CD Recensies

CHABRIER: ORKESTWERKEN, GARDINER

Chabrier: Suite pastorale; Habanera; España; Larghetto voor hoorn en orkest; Ouverture Gwendoline; Prélude pastoral; Marche française; Fête polonaise. Weens filharmonisch orkest o.l.v. John Eliot Gardiner. DG 447.751-2 (65’53”). 1995

 

Toen Chabrier in 1882 in Spanje was, schijnt hij evenzeer onder de indruk te zijn geraakt van de mooie Spaanse vrouwen als van de dansritmen die hij noteerde. Het resultaat waren Habanera en España als exuberant muzikaal eerbetoon, dat Poulenc in zijn boekje over Chabrier zag als “een portret van de Spaanse muziek door een leerling”. Spaanse componisten waren minder enthousiast en beschouwden deze stukken als een schrille toeristische kijk op hun land.

Voor de meeste luisteraars is het de pure energie van de muziek die ze meesleept. Eenzelfde kwaliteit kenmerkt de Ouverture Gwendolyne, het enige brok dat van die opera nog wel wordt uitgevoerd. Bij de vierdelige Suite pastorale gaat het om een deels georkestreerd pianowerk, de Pièces pittoresques (die in hun geheel zijn vastgelegd door Désiré n’Kaoua (Solstice SOCD 78). Dit werkt roept het zwoele en sensueel warme landschap van Monet op.
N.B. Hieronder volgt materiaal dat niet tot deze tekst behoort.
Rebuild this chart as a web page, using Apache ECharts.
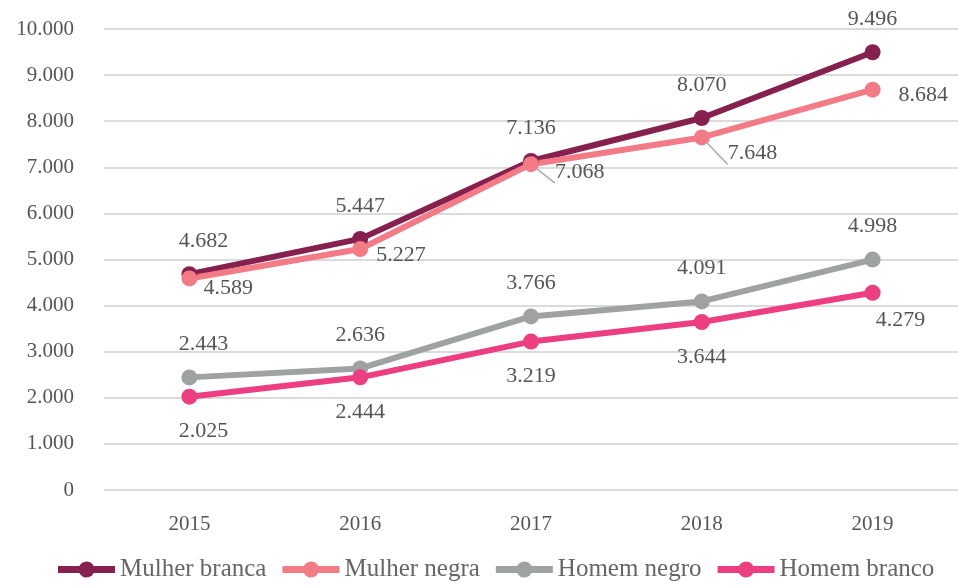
<!DOCTYPE html>
<html>
<head>
<meta charset="utf-8">
<script src="https://cdn.jsdelivr.net/npm/echarts@6/dist/echarts.min.js"></script>
<style>
  html, body { margin: 0; padding: 0; background: #fff; }
  #chart { width: 958px; height: 587px; }
</style>
</head>
<body>
<div id="chart"></div>
<script>
(function () {
  // dados --------------------------------------------------------------
  var anos = ['2015', '2016', '2017', '2018', '2019'];
  var nomes = ['Mulher branca', 'Mulher negra', 'Homem negro', 'Homem branco'];
  var mulherBranca = [4682, 5447, 7136, 8070, 9496];
  var mulherNegra  = [4589, 5227, 7068, 7648, 8684];
  var homemNegro   = [2443, 2636, 3766, 4091, 4998];
  var homemBranco  = [2025, 2444, 3219, 3644, 4279];

  var fonte = 'Liberation Serif';
  var corTexto = '#555';

  function fmt(v) {
    return String(v).replace(/\B(?=(\d{3})+(?!\d))/g, '.');
  }

  // rotulos: primeiro ano um pouco a direita
  function comOffset(valores, offsets, pos, linhas) {
    return valores.map(function (v, i) {
      if (!offsets[i]) return v;
      var lb = { offset: offsets[i] };
      if (pos) lb.position = pos;
      var item = { value: v, label: lb };
      if (linhas && linhas[i]) {
        item.labelLine = { show: true, lineStyle: { color: '#aaa', width: 1.5 } };
      }
      return item;
    });
  }

  var brancaOffsets = [[14, 0]];
  var negraOffsets = [[-2, 10], [0, 6], [8, 8], [10, 16], [10, 6]];
  var negraLinhas = [false, false, true, true, false];
  var negroOffsets = [[14, 0]];
  var brancoOffsets = [[14, 0], null, null, null, [28, -8]];

  var legTexto = { fontFamily: fonte, fontSize: 25, color: '#666' };

  function serie(nome, cor, dados, pos, dist) {
    return {
      name: nome,
      type: 'line',
      data: dados,
      symbol: 'circle',
      symbolSize: 16,
      lineStyle: { width: 6, color: cor },
      itemStyle: { color: cor },
      label: {
        show: true,
        position: pos,
        distance: dist,
        color: corTexto,
        fontFamily: fonte,
        fontSize: 22,
        formatter: function (p) { return fmt(p.value); }
      }
    };
  }

  var chart = echarts.init(document.getElementById('chart'));
  chart.setOption({
    animation: false,
    textStyle: { fontFamily: fonte },
    grid: { left: 104, right: 0, top: 29, bottom: 97 },
    legend: {
      bottom: 0,
      left: 53,
      itemWidth: 57,
      itemHeight: 16,
      itemGap: 16,
      icon: 'path://M0,4.5H21.31A8,8,0,0,1,35.69,4.5H57V11.5H35.69A8,8,0,0,1,21.31,11.5H0Z',
      textStyle: legTexto,
      data: nomes.map(function (n) { return { name: n, textStyle: legTexto }; })
    },
    xAxis: {
      type: 'category',
      data: anos,
      axisLine: { show: false },
      axisTick: { show: false },
      axisLabel: { color: corTexto, fontFamily: fonte, fontSize: 21, margin: 24 }
    },
    yAxis: {
      type: 'value',
      min: 0,
      max: 10000,
      interval: 1000,
      axisLine: { show: false },
      axisTick: { show: false },
      splitLine: { lineStyle: { color: '#cfcfcf', width: 1.5 } },
      axisLabel: {
        color: corTexto, fontFamily: fonte, fontSize: 21, margin: 30,
        formatter: function (v) { return fmt(v); }
      }
    },
    series: [
      serie(nomes[0], '#85204f', comOffset(mulherBranca, brancaOffsets), 'top', 14),
      serie(nomes[1], '#f27b86', comOffset(mulherNegra, negraOffsets, 'right', negraLinhas), 'right', 8),
      serie(nomes[2], '#9fa2a2', comOffset(homemNegro, negroOffsets), 'top', 14),
      serie(nomes[3], '#ec3e80', comOffset(homemBranco, brancoOffsets), 'bottom', 16)
    ]
  });
})();
</script>
</body>
</html>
In de Marche française blijft de componist ook dichter bij huis, voor de Fête polonaise uit de komische opera Le roi malgré lui geeft hij een geanimeerde Poolse dansvorm gestalte. De echter verrassing is waarschijnlijk het tien minuten durende Larghetto waarin hoornist Ronald Janazic mag schitteren.

Gardiner weet de Weners tot briljant, pakkend en mooi genuanceerd spel te brengen.